Exercise input:
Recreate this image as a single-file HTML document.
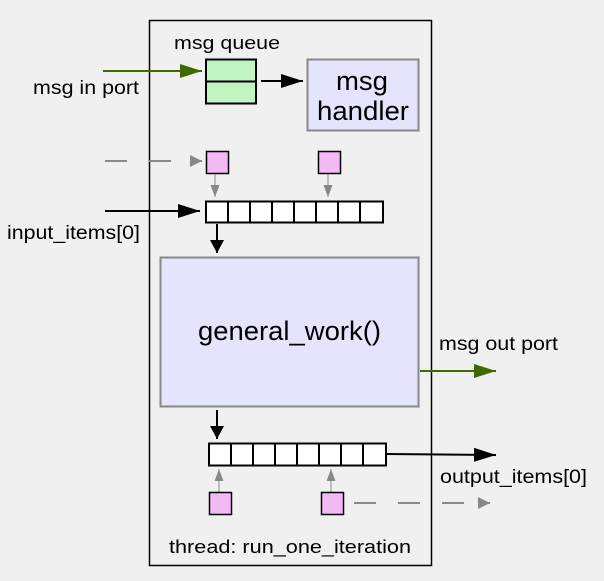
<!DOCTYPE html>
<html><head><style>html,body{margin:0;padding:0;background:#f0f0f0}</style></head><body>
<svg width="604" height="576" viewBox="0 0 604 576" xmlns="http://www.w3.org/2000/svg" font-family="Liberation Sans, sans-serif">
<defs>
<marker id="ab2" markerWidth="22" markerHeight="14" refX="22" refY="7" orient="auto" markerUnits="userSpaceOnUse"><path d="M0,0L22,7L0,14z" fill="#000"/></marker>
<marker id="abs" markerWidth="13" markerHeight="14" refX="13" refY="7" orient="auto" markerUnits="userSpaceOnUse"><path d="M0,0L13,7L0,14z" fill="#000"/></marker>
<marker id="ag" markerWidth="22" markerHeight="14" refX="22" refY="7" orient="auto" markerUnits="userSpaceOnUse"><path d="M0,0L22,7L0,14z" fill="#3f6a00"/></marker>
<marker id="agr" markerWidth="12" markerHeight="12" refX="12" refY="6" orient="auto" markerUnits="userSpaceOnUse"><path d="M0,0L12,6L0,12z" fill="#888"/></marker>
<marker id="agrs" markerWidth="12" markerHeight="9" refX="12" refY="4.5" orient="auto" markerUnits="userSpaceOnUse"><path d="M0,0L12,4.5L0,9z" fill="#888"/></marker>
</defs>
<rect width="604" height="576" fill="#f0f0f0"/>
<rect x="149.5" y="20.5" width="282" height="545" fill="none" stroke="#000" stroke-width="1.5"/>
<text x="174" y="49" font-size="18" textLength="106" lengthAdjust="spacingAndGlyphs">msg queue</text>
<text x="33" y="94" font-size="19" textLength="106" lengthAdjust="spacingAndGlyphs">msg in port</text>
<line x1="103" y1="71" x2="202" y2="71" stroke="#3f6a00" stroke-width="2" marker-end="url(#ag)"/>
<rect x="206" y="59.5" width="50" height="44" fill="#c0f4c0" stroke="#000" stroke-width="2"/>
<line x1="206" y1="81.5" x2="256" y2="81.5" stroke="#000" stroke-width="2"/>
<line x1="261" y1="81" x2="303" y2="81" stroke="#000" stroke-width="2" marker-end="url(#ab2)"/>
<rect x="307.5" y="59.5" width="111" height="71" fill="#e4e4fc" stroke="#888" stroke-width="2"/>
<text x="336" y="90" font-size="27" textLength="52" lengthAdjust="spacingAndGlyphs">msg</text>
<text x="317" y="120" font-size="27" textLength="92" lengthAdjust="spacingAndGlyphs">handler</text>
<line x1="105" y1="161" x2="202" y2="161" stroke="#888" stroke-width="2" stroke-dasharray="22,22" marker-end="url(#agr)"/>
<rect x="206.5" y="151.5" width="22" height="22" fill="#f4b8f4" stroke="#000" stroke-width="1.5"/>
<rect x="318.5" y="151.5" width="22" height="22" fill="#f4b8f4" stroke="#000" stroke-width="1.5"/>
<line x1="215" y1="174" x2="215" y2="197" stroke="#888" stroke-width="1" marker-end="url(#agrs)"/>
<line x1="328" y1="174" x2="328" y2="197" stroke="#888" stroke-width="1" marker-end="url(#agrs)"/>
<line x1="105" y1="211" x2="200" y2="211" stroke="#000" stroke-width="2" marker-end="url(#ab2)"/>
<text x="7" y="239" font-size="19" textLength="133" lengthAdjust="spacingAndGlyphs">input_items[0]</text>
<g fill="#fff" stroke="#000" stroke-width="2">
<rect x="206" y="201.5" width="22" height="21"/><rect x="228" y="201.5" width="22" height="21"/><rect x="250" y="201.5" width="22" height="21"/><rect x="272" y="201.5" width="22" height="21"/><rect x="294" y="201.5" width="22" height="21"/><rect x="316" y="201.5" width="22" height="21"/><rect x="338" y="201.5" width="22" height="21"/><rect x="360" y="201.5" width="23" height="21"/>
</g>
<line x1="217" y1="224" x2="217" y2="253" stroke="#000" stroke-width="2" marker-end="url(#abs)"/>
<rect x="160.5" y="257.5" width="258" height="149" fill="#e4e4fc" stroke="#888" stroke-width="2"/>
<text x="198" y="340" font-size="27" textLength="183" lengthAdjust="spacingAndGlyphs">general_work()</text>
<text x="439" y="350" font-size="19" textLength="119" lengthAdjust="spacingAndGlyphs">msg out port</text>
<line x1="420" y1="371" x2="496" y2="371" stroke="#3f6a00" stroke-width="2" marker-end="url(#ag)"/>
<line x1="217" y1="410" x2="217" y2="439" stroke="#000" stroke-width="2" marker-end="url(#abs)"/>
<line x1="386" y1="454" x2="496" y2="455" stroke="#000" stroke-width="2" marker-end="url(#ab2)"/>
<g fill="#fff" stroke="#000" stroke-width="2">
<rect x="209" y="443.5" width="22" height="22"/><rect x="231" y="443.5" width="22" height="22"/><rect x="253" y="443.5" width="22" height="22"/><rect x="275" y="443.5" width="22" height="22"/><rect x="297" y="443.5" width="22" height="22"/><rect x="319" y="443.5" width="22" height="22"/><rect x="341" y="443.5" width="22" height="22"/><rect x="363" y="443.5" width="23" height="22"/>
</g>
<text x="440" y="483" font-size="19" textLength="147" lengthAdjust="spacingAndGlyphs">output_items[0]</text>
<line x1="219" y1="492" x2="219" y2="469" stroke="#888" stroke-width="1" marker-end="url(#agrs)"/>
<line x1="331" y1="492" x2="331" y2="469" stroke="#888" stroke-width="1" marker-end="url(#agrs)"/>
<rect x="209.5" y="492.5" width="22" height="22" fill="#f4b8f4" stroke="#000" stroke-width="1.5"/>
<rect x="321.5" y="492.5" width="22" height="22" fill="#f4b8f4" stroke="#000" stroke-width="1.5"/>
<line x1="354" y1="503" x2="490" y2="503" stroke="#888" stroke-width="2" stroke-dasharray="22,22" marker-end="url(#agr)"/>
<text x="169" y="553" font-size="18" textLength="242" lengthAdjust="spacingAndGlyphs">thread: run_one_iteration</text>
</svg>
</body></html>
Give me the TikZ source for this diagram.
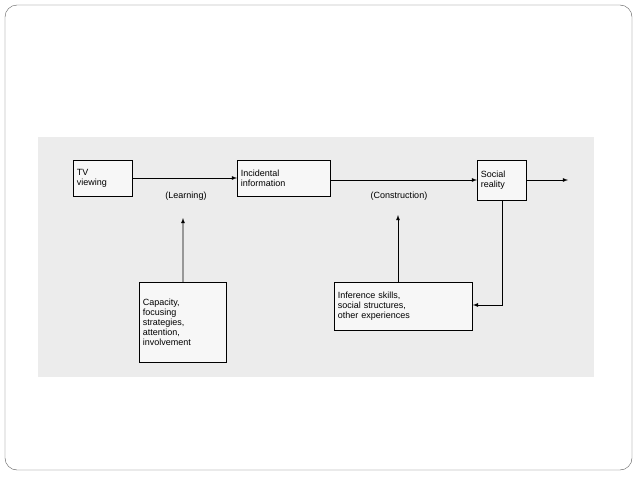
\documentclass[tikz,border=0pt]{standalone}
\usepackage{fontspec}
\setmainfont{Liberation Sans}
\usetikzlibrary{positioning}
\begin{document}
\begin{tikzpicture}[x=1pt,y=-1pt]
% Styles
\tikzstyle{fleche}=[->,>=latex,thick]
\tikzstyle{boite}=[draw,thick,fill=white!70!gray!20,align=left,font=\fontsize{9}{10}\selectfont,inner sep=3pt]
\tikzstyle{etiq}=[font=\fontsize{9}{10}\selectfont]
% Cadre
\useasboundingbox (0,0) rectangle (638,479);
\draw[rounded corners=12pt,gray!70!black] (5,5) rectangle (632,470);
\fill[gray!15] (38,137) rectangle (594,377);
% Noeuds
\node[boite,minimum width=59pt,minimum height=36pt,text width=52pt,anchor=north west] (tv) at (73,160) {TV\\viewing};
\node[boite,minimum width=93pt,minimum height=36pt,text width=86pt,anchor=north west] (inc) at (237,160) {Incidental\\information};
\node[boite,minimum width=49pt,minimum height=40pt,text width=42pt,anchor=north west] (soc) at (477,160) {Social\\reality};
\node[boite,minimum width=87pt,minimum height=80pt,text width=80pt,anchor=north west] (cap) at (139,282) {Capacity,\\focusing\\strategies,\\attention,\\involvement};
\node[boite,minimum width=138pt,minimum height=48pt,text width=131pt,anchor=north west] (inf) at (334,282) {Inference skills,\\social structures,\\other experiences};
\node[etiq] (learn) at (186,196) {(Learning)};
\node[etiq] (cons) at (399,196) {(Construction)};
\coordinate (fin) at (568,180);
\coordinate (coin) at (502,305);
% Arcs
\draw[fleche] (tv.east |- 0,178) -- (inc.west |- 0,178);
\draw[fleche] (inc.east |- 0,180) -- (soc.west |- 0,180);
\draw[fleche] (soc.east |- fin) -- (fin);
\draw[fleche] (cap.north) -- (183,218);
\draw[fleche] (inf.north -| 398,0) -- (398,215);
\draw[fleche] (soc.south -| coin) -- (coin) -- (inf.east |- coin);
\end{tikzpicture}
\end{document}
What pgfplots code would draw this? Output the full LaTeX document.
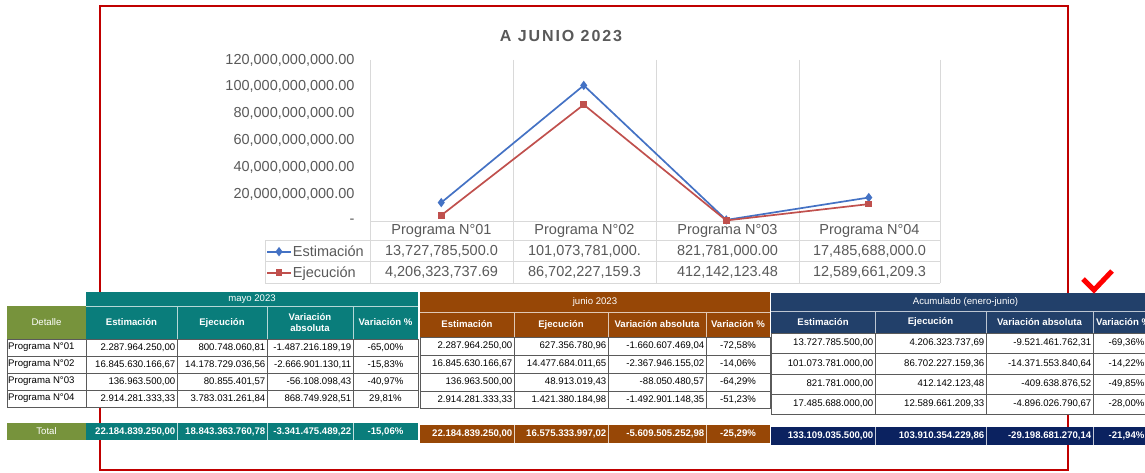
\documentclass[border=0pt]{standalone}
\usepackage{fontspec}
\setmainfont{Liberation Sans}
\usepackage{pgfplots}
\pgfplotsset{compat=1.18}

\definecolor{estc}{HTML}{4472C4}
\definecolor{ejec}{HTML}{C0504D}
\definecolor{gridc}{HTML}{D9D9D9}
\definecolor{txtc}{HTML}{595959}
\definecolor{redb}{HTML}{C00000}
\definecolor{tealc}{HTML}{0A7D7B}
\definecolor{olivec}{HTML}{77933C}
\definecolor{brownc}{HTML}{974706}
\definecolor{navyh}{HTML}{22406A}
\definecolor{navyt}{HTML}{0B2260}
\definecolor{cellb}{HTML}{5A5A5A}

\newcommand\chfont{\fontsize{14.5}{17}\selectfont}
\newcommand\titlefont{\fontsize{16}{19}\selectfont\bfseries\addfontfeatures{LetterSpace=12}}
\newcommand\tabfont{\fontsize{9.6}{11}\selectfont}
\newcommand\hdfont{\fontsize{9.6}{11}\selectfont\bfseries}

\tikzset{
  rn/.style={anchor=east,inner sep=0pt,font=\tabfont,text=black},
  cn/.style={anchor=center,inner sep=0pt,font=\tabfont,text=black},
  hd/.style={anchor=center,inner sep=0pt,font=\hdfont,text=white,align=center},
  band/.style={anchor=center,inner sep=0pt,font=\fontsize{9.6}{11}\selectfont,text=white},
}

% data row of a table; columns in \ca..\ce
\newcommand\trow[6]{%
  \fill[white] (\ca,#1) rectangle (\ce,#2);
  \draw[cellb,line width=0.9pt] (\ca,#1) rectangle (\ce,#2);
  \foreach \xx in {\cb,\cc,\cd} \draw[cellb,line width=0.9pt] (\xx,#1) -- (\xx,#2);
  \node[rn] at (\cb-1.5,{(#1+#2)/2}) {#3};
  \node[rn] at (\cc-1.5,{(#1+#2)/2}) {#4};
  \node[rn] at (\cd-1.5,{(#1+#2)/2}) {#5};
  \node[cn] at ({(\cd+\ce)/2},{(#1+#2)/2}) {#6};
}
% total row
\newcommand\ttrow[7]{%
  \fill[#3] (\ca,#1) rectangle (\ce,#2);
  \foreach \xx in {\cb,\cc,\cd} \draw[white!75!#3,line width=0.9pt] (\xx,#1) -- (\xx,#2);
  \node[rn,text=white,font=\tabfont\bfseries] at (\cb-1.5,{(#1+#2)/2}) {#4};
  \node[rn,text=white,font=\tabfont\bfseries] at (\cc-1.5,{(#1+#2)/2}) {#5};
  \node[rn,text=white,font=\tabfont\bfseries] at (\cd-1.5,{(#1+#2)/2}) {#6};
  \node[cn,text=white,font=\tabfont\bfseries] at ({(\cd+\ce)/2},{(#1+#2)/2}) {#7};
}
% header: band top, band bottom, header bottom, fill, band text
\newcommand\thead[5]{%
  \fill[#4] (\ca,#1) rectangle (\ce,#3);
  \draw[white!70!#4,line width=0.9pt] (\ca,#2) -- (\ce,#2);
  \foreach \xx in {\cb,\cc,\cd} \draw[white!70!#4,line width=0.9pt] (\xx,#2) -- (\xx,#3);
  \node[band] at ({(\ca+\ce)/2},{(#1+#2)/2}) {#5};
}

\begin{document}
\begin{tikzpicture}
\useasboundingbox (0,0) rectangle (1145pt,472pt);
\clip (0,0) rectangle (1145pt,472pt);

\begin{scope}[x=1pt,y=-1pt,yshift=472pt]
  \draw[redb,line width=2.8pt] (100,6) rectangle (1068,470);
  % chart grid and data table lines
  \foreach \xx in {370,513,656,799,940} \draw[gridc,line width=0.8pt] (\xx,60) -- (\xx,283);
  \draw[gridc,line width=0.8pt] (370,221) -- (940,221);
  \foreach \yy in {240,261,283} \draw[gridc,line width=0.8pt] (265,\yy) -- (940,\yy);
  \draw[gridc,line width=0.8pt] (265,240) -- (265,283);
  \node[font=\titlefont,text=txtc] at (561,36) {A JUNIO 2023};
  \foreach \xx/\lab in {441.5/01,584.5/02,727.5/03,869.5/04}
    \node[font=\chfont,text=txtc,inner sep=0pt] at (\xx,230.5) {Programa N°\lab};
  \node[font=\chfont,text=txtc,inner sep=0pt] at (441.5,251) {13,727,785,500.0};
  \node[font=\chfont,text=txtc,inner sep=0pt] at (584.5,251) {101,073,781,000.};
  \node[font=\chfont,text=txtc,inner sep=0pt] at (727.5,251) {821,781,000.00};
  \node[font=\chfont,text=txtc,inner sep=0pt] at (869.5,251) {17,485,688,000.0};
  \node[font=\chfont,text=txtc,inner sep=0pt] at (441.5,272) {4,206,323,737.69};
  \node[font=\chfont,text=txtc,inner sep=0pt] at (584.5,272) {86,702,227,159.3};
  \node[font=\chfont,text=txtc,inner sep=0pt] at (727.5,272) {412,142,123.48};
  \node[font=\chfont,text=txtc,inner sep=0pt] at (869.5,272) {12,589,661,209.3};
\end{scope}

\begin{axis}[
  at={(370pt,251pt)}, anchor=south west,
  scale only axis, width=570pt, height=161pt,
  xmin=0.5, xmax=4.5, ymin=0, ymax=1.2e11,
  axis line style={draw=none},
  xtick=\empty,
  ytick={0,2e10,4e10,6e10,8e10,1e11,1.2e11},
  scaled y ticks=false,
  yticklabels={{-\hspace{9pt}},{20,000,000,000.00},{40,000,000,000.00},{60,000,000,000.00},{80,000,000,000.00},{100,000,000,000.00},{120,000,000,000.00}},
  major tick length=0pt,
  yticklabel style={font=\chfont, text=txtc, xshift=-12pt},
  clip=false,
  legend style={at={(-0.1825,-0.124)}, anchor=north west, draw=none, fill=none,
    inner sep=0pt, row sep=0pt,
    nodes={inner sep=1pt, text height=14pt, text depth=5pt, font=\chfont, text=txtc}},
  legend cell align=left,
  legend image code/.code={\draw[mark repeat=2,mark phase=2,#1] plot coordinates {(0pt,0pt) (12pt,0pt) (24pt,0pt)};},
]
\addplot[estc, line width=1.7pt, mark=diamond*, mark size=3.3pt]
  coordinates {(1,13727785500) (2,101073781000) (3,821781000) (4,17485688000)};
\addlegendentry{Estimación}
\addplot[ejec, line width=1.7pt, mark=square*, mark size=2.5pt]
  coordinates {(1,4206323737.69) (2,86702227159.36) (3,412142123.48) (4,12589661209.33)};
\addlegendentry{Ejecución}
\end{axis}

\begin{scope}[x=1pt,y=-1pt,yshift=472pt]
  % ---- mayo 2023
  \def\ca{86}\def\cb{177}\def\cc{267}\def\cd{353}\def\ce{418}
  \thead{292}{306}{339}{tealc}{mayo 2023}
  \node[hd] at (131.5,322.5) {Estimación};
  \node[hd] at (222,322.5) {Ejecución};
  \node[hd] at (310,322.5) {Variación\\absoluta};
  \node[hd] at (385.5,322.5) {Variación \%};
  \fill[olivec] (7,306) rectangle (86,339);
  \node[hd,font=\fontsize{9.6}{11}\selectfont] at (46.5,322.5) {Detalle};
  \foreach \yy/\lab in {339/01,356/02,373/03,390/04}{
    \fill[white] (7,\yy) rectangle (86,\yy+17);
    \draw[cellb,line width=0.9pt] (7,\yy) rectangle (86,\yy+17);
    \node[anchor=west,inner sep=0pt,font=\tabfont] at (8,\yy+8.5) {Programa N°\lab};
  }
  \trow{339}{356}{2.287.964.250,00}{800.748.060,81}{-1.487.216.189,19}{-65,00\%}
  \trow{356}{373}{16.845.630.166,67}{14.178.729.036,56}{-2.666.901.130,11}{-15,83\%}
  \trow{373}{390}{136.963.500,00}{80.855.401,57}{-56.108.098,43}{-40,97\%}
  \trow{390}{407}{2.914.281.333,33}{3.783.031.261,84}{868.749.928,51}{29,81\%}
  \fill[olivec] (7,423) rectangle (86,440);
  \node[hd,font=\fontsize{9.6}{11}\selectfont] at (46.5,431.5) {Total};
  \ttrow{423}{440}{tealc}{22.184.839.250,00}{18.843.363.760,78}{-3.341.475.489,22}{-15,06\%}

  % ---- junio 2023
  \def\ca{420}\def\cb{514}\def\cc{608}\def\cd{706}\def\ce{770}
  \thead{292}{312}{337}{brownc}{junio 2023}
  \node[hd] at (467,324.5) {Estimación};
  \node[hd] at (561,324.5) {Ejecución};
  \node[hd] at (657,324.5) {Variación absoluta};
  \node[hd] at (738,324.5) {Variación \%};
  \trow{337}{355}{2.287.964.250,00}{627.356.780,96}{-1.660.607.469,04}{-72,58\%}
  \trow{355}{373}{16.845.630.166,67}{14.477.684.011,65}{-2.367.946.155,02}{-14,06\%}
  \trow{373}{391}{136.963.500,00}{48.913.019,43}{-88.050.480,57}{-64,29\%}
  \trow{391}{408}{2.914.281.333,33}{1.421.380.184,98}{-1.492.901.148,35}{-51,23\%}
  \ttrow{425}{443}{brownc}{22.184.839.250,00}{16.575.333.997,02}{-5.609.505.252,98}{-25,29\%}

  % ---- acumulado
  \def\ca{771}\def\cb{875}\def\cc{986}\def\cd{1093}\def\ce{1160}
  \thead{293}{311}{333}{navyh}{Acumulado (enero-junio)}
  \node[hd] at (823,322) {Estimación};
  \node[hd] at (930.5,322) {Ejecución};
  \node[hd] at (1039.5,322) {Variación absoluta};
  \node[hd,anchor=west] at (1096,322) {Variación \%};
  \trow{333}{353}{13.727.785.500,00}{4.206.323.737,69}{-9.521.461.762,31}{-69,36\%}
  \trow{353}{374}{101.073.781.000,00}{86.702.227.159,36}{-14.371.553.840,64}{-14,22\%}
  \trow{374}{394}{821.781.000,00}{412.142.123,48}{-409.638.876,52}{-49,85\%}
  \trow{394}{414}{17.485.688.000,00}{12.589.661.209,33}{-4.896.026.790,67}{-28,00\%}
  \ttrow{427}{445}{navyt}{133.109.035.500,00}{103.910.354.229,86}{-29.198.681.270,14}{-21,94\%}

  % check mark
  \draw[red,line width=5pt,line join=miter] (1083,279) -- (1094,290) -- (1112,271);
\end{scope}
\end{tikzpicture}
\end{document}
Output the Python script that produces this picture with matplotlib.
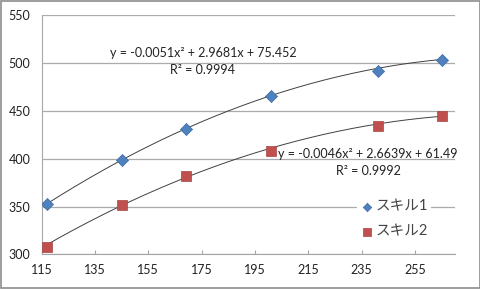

Work to complete: Select, from the listing, all lines that include the word "code".

Answer for the task:
What pgfplots code would draw this? Output the full LaTeX document.
  legend image code/.code={\draw[mark repeat=2,mark phase=2,#1] plot coordinates {(0pt,0pt) (12pt,0pt) (24pt,0pt)};},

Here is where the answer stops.